GIVEN PROBLEM:
Leave out all pictures. Return exactly the lines from the top of the material through the line containing "from matplotlib.lines import Line2D".

DATA BLOCK:
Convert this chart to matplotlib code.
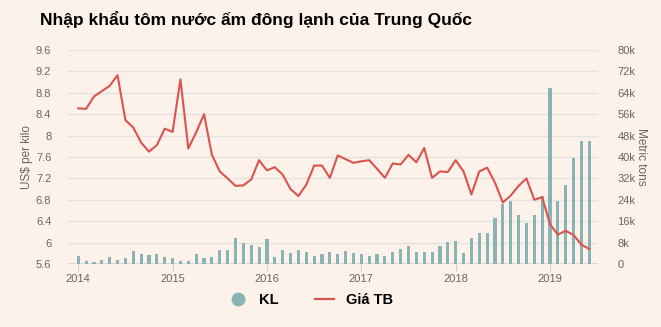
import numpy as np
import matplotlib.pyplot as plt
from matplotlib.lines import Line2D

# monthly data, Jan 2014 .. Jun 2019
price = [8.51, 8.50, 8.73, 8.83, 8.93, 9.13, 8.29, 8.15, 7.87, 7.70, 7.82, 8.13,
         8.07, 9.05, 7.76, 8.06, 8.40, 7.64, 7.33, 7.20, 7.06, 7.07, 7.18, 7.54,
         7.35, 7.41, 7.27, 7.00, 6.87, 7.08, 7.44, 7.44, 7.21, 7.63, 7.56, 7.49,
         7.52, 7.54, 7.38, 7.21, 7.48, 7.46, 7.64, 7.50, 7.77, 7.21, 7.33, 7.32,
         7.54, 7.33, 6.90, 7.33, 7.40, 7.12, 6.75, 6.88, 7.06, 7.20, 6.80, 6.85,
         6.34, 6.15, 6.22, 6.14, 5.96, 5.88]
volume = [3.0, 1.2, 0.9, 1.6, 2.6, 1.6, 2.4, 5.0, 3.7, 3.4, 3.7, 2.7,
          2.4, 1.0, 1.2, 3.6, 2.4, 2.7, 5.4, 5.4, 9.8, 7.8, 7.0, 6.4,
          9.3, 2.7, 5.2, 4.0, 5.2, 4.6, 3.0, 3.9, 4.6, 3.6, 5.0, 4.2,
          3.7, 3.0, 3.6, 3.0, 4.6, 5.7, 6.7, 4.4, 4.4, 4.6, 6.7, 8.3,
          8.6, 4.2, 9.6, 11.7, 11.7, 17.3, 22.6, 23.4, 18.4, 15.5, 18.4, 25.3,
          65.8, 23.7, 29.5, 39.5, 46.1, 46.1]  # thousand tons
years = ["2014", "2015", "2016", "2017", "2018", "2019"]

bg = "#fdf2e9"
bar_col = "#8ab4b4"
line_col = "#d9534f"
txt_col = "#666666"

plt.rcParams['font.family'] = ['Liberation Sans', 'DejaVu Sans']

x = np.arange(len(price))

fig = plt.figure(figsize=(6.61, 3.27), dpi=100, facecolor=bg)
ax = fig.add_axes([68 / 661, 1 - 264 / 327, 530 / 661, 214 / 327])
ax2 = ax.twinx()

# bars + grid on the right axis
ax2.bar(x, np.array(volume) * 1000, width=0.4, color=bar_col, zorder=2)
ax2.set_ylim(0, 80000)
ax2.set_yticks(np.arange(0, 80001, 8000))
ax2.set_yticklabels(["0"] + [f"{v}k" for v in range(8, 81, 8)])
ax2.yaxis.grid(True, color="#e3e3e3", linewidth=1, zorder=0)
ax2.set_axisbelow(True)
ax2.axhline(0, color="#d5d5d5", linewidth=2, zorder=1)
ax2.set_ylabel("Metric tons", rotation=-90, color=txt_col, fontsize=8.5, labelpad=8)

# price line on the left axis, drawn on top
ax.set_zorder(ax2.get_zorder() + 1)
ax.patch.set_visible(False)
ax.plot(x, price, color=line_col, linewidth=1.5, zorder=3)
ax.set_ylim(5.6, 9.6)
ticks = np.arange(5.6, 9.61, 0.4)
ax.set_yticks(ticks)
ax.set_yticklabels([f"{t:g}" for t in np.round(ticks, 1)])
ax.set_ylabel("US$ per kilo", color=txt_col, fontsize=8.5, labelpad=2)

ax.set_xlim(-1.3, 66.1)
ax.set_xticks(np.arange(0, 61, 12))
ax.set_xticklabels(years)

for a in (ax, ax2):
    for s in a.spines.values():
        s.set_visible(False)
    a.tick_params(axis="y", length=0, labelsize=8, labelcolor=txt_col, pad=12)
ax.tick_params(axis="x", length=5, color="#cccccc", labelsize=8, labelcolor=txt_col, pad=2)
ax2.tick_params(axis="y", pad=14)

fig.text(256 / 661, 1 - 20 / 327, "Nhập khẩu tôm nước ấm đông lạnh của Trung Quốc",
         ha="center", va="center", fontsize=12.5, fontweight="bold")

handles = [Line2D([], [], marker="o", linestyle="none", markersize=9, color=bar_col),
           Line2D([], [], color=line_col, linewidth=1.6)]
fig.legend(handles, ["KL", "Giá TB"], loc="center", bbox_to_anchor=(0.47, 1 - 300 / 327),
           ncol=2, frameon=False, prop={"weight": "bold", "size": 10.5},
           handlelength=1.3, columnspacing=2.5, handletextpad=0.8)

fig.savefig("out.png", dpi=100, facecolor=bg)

EXERCISE RESULT:
Convert this chart to matplotlib code.
import numpy as np
import matplotlib.pyplot as plt
from matplotlib.lines import Line2D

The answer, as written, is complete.